For those of you who are uninformed idiots, Ebola is basically a death sentence. According to the Center for Disease Control, Ebola causes viral hemorrhagic fever, which can affect multiple organ systems in the body and is often accompanied by bleeding. Early symptoms include sudden onset of fever, weakness, muscle pain, headaches, and a sore throat, each of which can be easily mistaken early on for other ailments, such as malaria, typhoid fever, meningitis, or even the plague. After that, you die.
The survival rate is on par with an American League pitcher’s batting average. The disease can take up to three weeks to reveal itself, and it is contagious if you come into contact with someone who’s been affected. So, it’s good to stay away from large crowds if the cases start to multiply.

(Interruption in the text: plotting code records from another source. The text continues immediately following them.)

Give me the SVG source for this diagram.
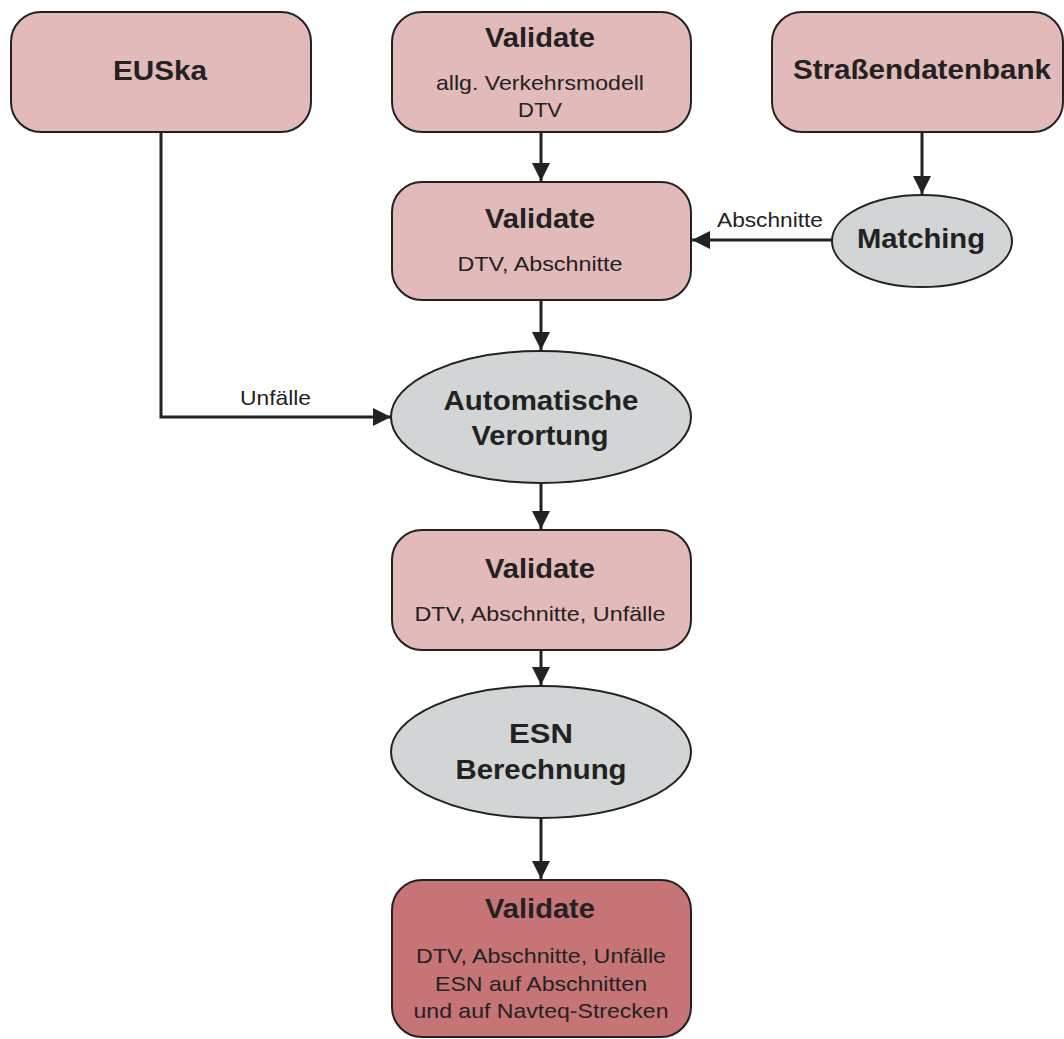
<svg xmlns="http://www.w3.org/2000/svg" width="1064" height="1039" viewBox="0 0 1064 1039">
<style>
.box{fill:#e2baba;stroke:#222;stroke-width:2}
.dark{fill:#c77477}
.ell{fill:#d1d5d6;stroke:#222;stroke-width:2}
.t{font-family:"Liberation Sans",Arial,sans-serif;font-weight:bold;font-size:28px;fill:#222;text-anchor:middle}
.s{font-family:"Liberation Sans",Arial,sans-serif;font-size:21px;fill:#222;text-anchor:middle}
.l{font-family:"Liberation Sans",Arial,sans-serif;font-size:21px;fill:#222}
.c{fill:none;stroke:#222;stroke-width:3}
</style>
<defs>
<marker id="ah" viewBox="0 0 10 10" refX="10" refY="5" markerWidth="6" markerHeight="6" markerUnits="strokeWidth" orient="auto">
<path d="M0,0 L10,5 L0,10 Z" fill="#222"/>
</marker>
</defs>
<g id="connectors">
<line class="c" x1="541" y1="132" x2="541" y2="181" marker-end="url(#ah)"/>
<line class="c" x1="922" y1="132" x2="922" y2="194" marker-end="url(#ah)"/>
<line class="c" x1="832" y1="240" x2="692" y2="240" marker-end="url(#ah)"/>
<line class="c" x1="541" y1="300" x2="541" y2="350" marker-end="url(#ah)"/>
<polyline class="c" points="161,132 161,417 391,417" marker-end="url(#ah)"/>
<line class="c" x1="541" y1="483" x2="541" y2="529" marker-end="url(#ah)"/>
<line class="c" x1="541" y1="650" x2="541" y2="685" marker-end="url(#ah)"/>
<line class="c" x1="541" y1="818" x2="541" y2="879" marker-end="url(#ah)"/>
<text class="l" x="717" y="227" textLength="106" lengthAdjust="spacingAndGlyphs">Abschnitte</text>
<text class="l" x="240" y="405" textLength="71" lengthAdjust="spacingAndGlyphs">Unfälle</text>
</g>
<g id="euska">
<rect class="box" x="11" y="12" width="300" height="120" rx="30"/>
<text class="t" x="160" y="80" textLength="94" lengthAdjust="spacingAndGlyphs">EUSka</text>
</g>
<g id="validate1">
<rect class="box" x="392" y="12" width="299" height="120" rx="30"/>
<text class="t" x="540" y="47" textLength="110" lengthAdjust="spacingAndGlyphs">Validate</text>
<text class="s" x="540" y="90" textLength="208" lengthAdjust="spacingAndGlyphs">allg. Verkehrsmodell</text>
<text class="s" x="540" y="117" textLength="44" lengthAdjust="spacingAndGlyphs">DTV</text>
</g>
<g id="strassendatenbank">
<rect class="box" x="772" y="12" width="291" height="120" rx="30"/>
<text class="t" x="922" y="79" textLength="258" lengthAdjust="spacingAndGlyphs">Straßendatenbank</text>
</g>
<g id="validate2">
<rect class="box" x="392" y="182" width="299" height="118" rx="30"/>
<text class="t" x="540" y="228" textLength="110" lengthAdjust="spacingAndGlyphs">Validate</text>
<text class="s" x="540" y="271" textLength="165" lengthAdjust="spacingAndGlyphs">DTV, Abschnitte</text>
</g>
<g id="matching">
<ellipse class="ell" cx="922" cy="241" rx="90" ry="46"/>
<text class="t" x="921" y="248" textLength="128" lengthAdjust="spacingAndGlyphs">Matching</text>
</g>
<g id="verortung">
<ellipse class="ell" cx="541" cy="417" rx="150" ry="66"/>
<text class="t" x="541" y="410" textLength="195" lengthAdjust="spacingAndGlyphs">Automatische</text>
<text class="t" x="540" y="445" textLength="137" lengthAdjust="spacingAndGlyphs">Verortung</text>
</g>
<g id="validate3">
<rect class="box" x="392" y="530" width="299" height="120" rx="30"/>
<text class="t" x="540" y="578" textLength="110" lengthAdjust="spacingAndGlyphs">Validate</text>
<text class="s" x="540" y="621" textLength="251" lengthAdjust="spacingAndGlyphs">DTV, Abschnitte, Unfälle</text>
</g>
<g id="esn">
<ellipse class="ell" cx="541" cy="752" rx="150" ry="66"/>
<text class="t" x="541" y="743" textLength="64" lengthAdjust="spacingAndGlyphs">ESN</text>
<text class="t" x="541" y="779" textLength="171" lengthAdjust="spacingAndGlyphs">Berechnung</text>
</g>
<g id="validate4">
<rect class="box dark" x="392" y="880" width="299" height="157" rx="30"/>
<text class="t" x="540" y="918" textLength="110" lengthAdjust="spacingAndGlyphs">Validate</text>
<text class="s" x="541" y="963" textLength="250" lengthAdjust="spacingAndGlyphs">DTV, Abschnitte, Unfälle</text>
<text class="s" x="541" y="991" textLength="212" lengthAdjust="spacingAndGlyphs">ESN auf Abschnitten</text>
<text class="s" x="541" y="1018" textLength="255" lengthAdjust="spacingAndGlyphs">und auf Navteq-Strecken</text>
</g>
</svg>
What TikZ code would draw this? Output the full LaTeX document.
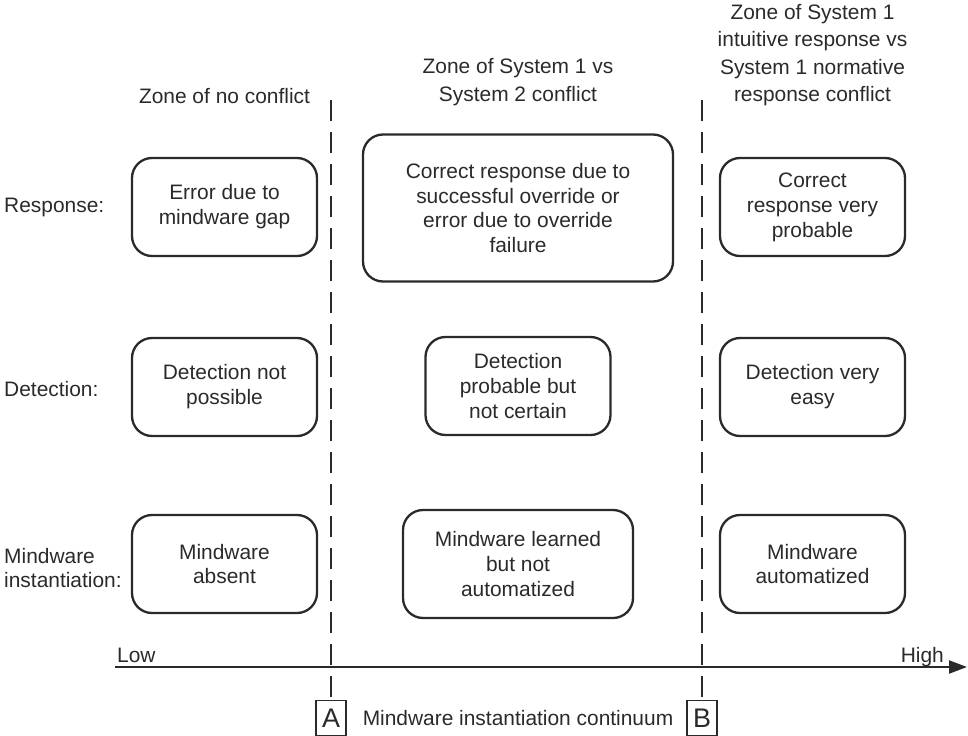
\documentclass[tikz,border=0pt]{standalone}
\usepackage{fontspec}
\setmainfont{Liberation Sans}
\usetikzlibrary{arrows.meta}
\definecolor{ink}{HTML}{2A2A2A}
\begin{document}
\begin{tikzpicture}[x=1bp,y=-1bp,
  txt/.style={font=\fontsize{21}{25}\selectfont, text=ink, align=center, inner sep=0pt},
  head/.style={txt, font=\fontsize{21}{27.5}\selectfont},
  zonebox/.style={txt, draw=ink, line width=2.3bp, rounded corners=20bp, fill=white},
  stdbox/.style={zonebox, minimum width=185bp, minimum height=98bp},
  divider/.style={draw=ink, line width=2.8bp, dash pattern=on 21bp off 11bp},
  endbox/.style={draw=ink, line width=1.8bp, fill=white, text=ink, inner sep=0pt,
    minimum width=30bp, minimum height=35bp, font=\fontsize{27}{27}\selectfont},
  rowlabel/.style={txt, align=left, anchor=west},
]
\useasboundingbox (0,0) rectangle (968,736);

% zone headings
\node[head] (h1) at (224.5,96) {Zone of no conflict};
\node[head] (h2) at (518,82) {Zone of System 1 vs\\System 2 conflict};
\node[head] (h3) at (812.5,55) {Zone of System 1\\intuitive response vs\\System 1 normative\\response conflict};

% row labels
\node[rowlabel] (lr) at (4,207) {Response:};
\node[rowlabel] (ld) at (4,389) {Detection:};
\node[rowlabel] (lm) at (4,568) {Mindware\\instantiation:};

% response row
\node[stdbox] (r1) at (224.5,207) {Error due to\\mindware gap};
\node[zonebox, minimum width=310bp, minimum height=147bp] (r2) at (518,208)
  {Correct response due to\\successful override or\\error due to override\\failure};
\node[stdbox] (r3) at (812.5,207) {Correct\\response very\\probable};

% detection row
\node[stdbox] (d1) at (224.5,387) {Detection not\\possible};
\node[stdbox] (d2) at (518,386) {Detection\\probable but\\not certain};
\node[stdbox] (d3) at (812.5,387) {Detection very\\easy};

% mindware row
\node[stdbox] (m1) at (224.5,564) {Mindware\\absent};
\node[zonebox, minimum width=230bp, minimum height=108bp] (m2) at (518,564)
  {Mindware learned\\but not\\automatized};
\node[stdbox] (m3) at (812.5,564) {Mindware\\automatized};

% continuum axis
\coordinate (lo) at (115,667);
\coordinate (hi) at (967,667);
\draw[ink, line width=2.2bp, -{Triangle[length=18bp,width=13bp]}] (lo) -- (hi);
\node[txt, anchor=base west] (low) at (117,662) {Low};
\node[txt, anchor=base east] (high) at (944,662) {High};

% thresholds A and B
\node[endbox] (A) at (331,718) {A};
\node[endbox] (B) at (702,718) {B};
\coordinate (Atop) at (331,100);
\coordinate (Btop) at (702,100);
\draw[divider] (Atop) -- (A.north);
\draw[divider] (Btop) -- (B.north);
\node[txt] (cont) at (518,718) {Mindware instantiation continuum};
\end{tikzpicture}
\end{document}
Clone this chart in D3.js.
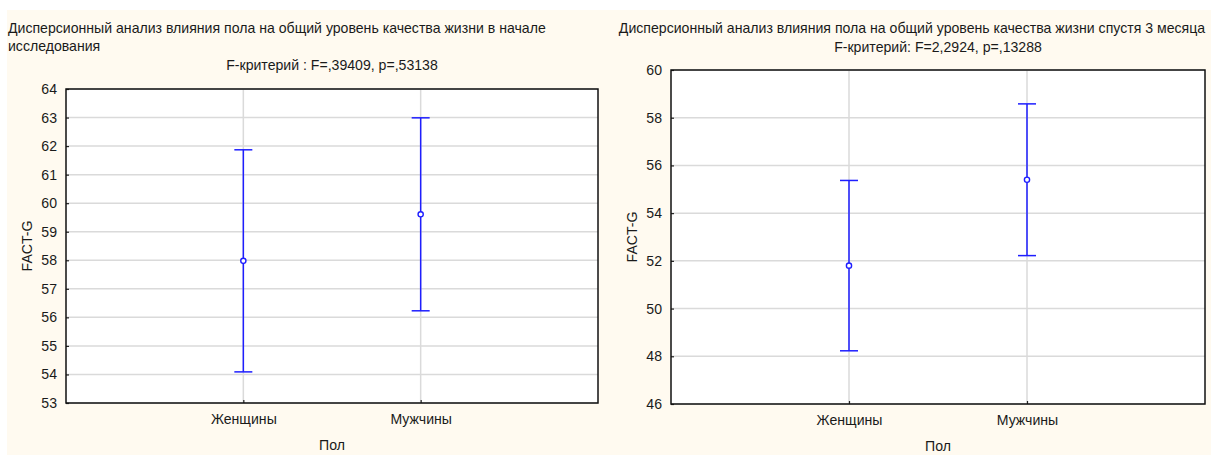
<!DOCTYPE html>
<html>
<head>
<meta charset="utf-8">
<script src="https://cdn.jsdelivr.net/npm/d3@7"></script>
<style>
  html, body { margin: 0; padding: 0; background: #ffffff; }
  svg text { font-family: "Liberation Sans", Arial, sans-serif; fill: #1a1a1a; }
</style>
</head>
<body>
<svg id="chart" width="1211" height="455"></svg>
<script>
// Group labels (x axis)
const groups = ["Женщины", "Мужчины"];

// Baseline: means with 95% confidence limits
const baselineMean  = [57.98, 59.61];
const baselineLower = [54.09, 56.23];
const baselineUpper = [61.87, 62.99];

// After 3 months
const followMean  = [51.80, 55.40];
const followLower = [48.23, 52.22];
const followUpper = [55.37, 58.58];

const yTicksLeft  = d3.range(53, 65, 1);
const yTicksRight = d3.range(46, 61, 2);

const FS = "14.1px";
const svg = d3.select("#chart");

// Cream page background
svg.append("rect")
  .attr("x", 7).attr("y", 10)
  .attr("width", 1204).attr("height", 445)
  .attr("fill", "#fffaf0");

function panel(cfg) {
  const g = svg.append("g");
  const x = d3.scalePoint().domain(groups).range([cfg.left, cfg.right]).padding(1);
  const y = d3.scaleLinear().domain(cfg.domain).range([cfg.bottom, cfg.top]);

  // plot area
  g.append("rect")
    .attr("x", cfg.left).attr("y", cfg.top)
    .attr("width", cfg.right - cfg.left).attr("height", cfg.bottom - cfg.top)
    .attr("fill", "#ffffff");

  // grid lines
  g.append("g").selectAll("line.h").data(cfg.ticks).join("line")
    .attr("x1", cfg.left).attr("x2", cfg.right)
    .attr("y1", d => y(d)).attr("y2", d => y(d))
    .attr("stroke", "#dadada").attr("stroke-width", 1.5);
  g.append("g").selectAll("line.v").data(groups).join("line")
    .attr("x1", d => x(d)).attr("x2", d => x(d))
    .attr("y1", cfg.top).attr("y2", cfg.bottom)
    .attr("stroke", "#dadada").attr("stroke-width", 1.5);

  // axes with inward ticks
  const yAxis = d3.axisLeft(y).tickValues(cfg.ticks).tickSize(-3).tickPadding(9);
  const ya = g.append("g").attr("transform", `translate(${cfg.left},0)`).call(yAxis);
  const xAxis = d3.axisBottom(x).tickSize(-3).tickPadding(11);
  const xa = g.append("g").attr("transform", `translate(0,${cfg.bottom})`).call(xAxis);
  [ya, xa].forEach(a => {
    a.select(".domain").remove();
    a.selectAll(".tick line").attr("stroke", "#222").attr("stroke-width", 1.2);
    a.selectAll(".tick text")
      .style("font-family", "Liberation Sans, Arial, sans-serif")
      .style("font-size", FS).attr("fill", "#1a1a1a");
  });

  // frame
  g.append("rect")
    .attr("x", cfg.left).attr("y", cfg.top)
    .attr("width", cfg.right - cfg.left).attr("height", cfg.bottom - cfg.top)
    .attr("fill", "none").attr("stroke", "#111").attr("stroke-width", 1.5);

  // error bars
  const idx = d3.range(groups.length);
  const eb = g.append("g");
  eb.selectAll("line.stem").data(idx).join("line")
    .attr("x1", i => x(groups[i])).attr("x2", i => x(groups[i]))
    .attr("y1", i => y(cfg.lower[i])).attr("y2", i => y(cfg.upper[i]))
    .attr("stroke", "#1e1eff").attr("stroke-width", 1.5);
  ["lower", "upper"].forEach(k => {
    eb.selectAll("line.cap-" + k).data(idx).join("line")
      .attr("x1", i => x(groups[i]) - 9).attr("x2", i => x(groups[i]) + 9)
      .attr("y1", i => y(cfg[k][i])).attr("y2", i => y(cfg[k][i]))
      .attr("stroke", "#1e1eff").attr("stroke-width", 1.5);
  });
  eb.selectAll("circle").data(idx).join("circle")
    .attr("cx", i => x(groups[i])).attr("cy", i => y(cfg.mean[i]))
    .attr("r", 2.6)
    .attr("fill", "#ffffff").attr("stroke", "#1e1eff").attr("stroke-width", 1.4);

  // titles
  cfg.titleLines.forEach((t, i) => {
    g.append("text")
      .attr("x", cfg.titleX).attr("y", cfg.titleY + i * 18)
      .attr("text-anchor", cfg.titleAnchor)
      .style("font-size", FS).text(t);
  });
  g.append("text")
    .attr("x", (cfg.left + cfg.right) / 2).attr("y", cfg.subY)
    .attr("text-anchor", "middle")
    .style("font-size", FS).text(cfg.subtitle);

  // axis titles
  g.append("text")
    .attr("transform", `translate(${cfg.left - 34},${(cfg.top + cfg.bottom) / 2}) rotate(-90)`)
    .attr("text-anchor", "middle")
    .style("font-size", FS).text("FACT-G");
  g.append("text")
    .attr("x", (cfg.left + cfg.right) / 2).attr("y", cfg.bottom + 47)
    .attr("text-anchor", "middle")
    .style("font-size", FS).text("Пол");
}

panel({
  left: 66, right: 598, top: 89, bottom: 403,
  domain: [53, 64], ticks: yTicksLeft,
  mean: baselineMean, lower: baselineLower, upper: baselineUpper,
  titleLines: ["Дисперсионный анализ влияния пола на общий уровень качества жизни в начале",
               "исследования"],
  titleX: 8, titleY: 33, titleAnchor: "start",
  subtitle: "F-критерий : F=,39409, p=,53138", subY: 70
});

panel({
  left: 671, right: 1205, top: 70, bottom: 404,
  domain: [46, 60], ticks: yTicksRight,
  mean: followMean, lower: followLower, upper: followUpper,
  titleLines: ["Дисперсионный анализ влияния пола на общий уровень качества жизни спустя 3 месяца"],
  titleX: 912, titleY: 33, titleAnchor: "middle",
  subtitle: "F-критерий: F=2,2924, p=,13288", subY: 52
});
</script>
</body>
</html>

Ebola in Dallas. So this would be a really good time to go to a music festival with close to a 100,000 people #ACL2014
— Charley Finance (@CharleyFinance) September 30, 2014
The Ebola scare started this summer, when missionaries from North Carolina and Texas were diagnosed with the disease and flown back to the United States for treatment. This new patient was also doing mission work, then got on a plane full of people and flew back to the United States, carrying the deadly virus.
I hate to be that guy, but can we temper down the mission work in these African countries for a bit? Maybe, just maybe, instead we could go rebuild some homes in West Virginia or do something nice for Florida…? God only knows what terrible things we could fix in Florida. Then, after this all subsides, we can go back to Africa. Please?
It may not matter. I am resigned to my fate. We’re doomed.